## Data excerpt
▬▬▬▬▬▬▬▬▬▬

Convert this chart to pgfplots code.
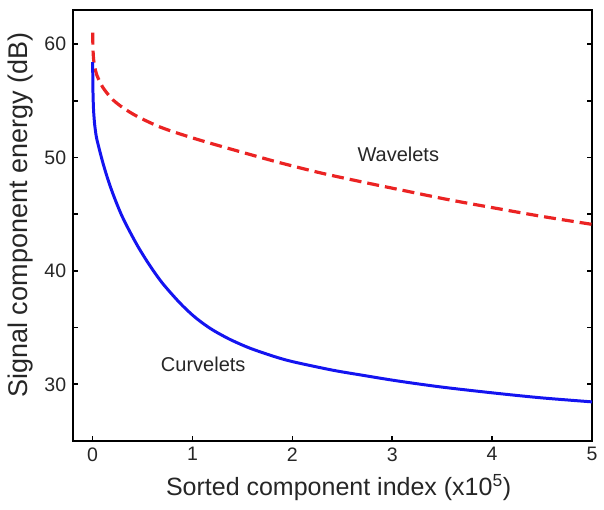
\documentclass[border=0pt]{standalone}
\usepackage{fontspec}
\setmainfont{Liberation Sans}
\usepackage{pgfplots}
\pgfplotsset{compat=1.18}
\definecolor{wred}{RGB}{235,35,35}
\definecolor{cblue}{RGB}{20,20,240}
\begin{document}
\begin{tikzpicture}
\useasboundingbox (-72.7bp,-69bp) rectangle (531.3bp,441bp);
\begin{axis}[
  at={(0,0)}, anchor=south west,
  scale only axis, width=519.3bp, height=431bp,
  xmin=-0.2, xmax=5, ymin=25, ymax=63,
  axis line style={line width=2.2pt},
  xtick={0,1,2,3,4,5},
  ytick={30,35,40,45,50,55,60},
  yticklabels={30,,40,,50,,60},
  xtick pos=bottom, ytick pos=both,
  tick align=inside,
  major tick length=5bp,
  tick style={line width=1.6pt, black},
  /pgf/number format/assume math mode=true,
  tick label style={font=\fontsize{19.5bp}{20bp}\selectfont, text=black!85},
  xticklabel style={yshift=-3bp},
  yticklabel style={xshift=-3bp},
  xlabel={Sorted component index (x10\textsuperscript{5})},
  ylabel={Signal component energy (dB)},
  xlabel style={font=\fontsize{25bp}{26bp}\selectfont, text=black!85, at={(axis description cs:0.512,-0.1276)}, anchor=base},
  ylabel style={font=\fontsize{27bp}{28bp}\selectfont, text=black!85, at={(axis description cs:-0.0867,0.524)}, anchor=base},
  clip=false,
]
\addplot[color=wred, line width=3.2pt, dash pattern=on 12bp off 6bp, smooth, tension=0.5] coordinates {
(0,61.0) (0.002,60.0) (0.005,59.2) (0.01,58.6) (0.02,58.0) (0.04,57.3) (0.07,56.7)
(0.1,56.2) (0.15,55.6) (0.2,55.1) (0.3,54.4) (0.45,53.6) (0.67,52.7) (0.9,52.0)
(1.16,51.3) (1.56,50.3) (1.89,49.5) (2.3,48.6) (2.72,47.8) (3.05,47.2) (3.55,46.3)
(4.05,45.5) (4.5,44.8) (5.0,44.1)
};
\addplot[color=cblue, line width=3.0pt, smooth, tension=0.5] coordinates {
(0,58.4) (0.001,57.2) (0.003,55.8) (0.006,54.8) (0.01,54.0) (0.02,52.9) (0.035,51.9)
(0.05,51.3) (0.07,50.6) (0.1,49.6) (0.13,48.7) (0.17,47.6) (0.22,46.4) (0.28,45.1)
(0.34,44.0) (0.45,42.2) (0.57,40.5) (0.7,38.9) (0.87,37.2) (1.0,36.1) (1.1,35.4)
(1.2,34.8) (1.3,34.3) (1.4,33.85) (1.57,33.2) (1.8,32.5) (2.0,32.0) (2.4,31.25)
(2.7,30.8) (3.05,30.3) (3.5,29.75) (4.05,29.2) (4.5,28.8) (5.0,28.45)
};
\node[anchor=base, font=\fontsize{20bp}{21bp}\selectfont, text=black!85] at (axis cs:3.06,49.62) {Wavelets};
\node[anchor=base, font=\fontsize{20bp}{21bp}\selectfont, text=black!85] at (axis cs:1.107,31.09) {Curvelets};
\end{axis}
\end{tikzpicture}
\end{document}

▬▬▬▬▬▬▬▬▬▬

## Exercise
Retype each line of the listing above word for word. Exclude the pictures.

## Exercise answer
Convert this chart to pgfplots code.
\documentclass[border=0pt]{standalone}
\usepackage{fontspec}
\setmainfont{Liberation Sans}
\usepackage{pgfplots}
\pgfplotsset{compat=1.18}
\definecolor{wred}{RGB}{235,35,35}
\definecolor{cblue}{RGB}{20,20,240}
\begin{document}
\begin{tikzpicture}
\useasboundingbox (-72.7bp,-69bp) rectangle (531.3bp,441bp);
\begin{axis}[
  at={(0,0)}, anchor=south west,
  scale only axis, width=519.3bp, height=431bp,
  xmin=-0.2, xmax=5, ymin=25, ymax=63,
  axis line style={line width=2.2pt},
  xtick={0,1,2,3,4,5},
  ytick={30,35,40,45,50,55,60},
  yticklabels={30,,40,,50,,60},
  xtick pos=bottom, ytick pos=both,
  tick align=inside,
  major tick length=5bp,
  tick style={line width=1.6pt, black},
  /pgf/number format/assume math mode=true,
  tick label style={font=\fontsize{19.5bp}{20bp}\selectfont, text=black!85},
  xticklabel style={yshift=-3bp},
  yticklabel style={xshift=-3bp},
  xlabel={Sorted component index (x10\textsuperscript{5})},
  ylabel={Signal component energy (dB)},
  xlabel style={font=\fontsize{25bp}{26bp}\selectfont, text=black!85, at={(axis description cs:0.512,-0.1276)}, anchor=base},
  ylabel style={font=\fontsize{27bp}{28bp}\selectfont, text=black!85, at={(axis description cs:-0.0867,0.524)}, anchor=base},
  clip=false,
]
\addplot[color=wred, line width=3.2pt, dash pattern=on 12bp off 6bp, smooth, tension=0.5] coordinates {
(0,61.0) (0.002,60.0) (0.005,59.2) (0.01,58.6) (0.02,58.0) (0.04,57.3) (0.07,56.7)
(0.1,56.2) (0.15,55.6) (0.2,55.1) (0.3,54.4) (0.45,53.6) (0.67,52.7) (0.9,52.0)
(1.16,51.3) (1.56,50.3) (1.89,49.5) (2.3,48.6) (2.72,47.8) (3.05,47.2) (3.55,46.3)
(4.05,45.5) (4.5,44.8) (5.0,44.1)
};
\addplot[color=cblue, line width=3.0pt, smooth, tension=0.5] coordinates {
(0,58.4) (0.001,57.2) (0.003,55.8) (0.006,54.8) (0.01,54.0) (0.02,52.9) (0.035,51.9)
(0.05,51.3) (0.07,50.6) (0.1,49.6) (0.13,48.7) (0.17,47.6) (0.22,46.4) (0.28,45.1)
(0.34,44.0) (0.45,42.2) (0.57,40.5) (0.7,38.9) (0.87,37.2) (1.0,36.1) (1.1,35.4)
(1.2,34.8) (1.3,34.3) (1.4,33.85) (1.57,33.2) (1.8,32.5) (2.0,32.0) (2.4,31.25)
(2.7,30.8) (3.05,30.3) (3.5,29.75) (4.05,29.2) (4.5,28.8) (5.0,28.45)
};
\node[anchor=base, font=\fontsize{20bp}{21bp}\selectfont, text=black!85] at (axis cs:3.06,49.62) {Wavelets};
\node[anchor=base, font=\fontsize{20bp}{21bp}\selectfont, text=black!85] at (axis cs:1.107,31.09) {Curvelets};
\end{axis}
\end{tikzpicture}
\end{document}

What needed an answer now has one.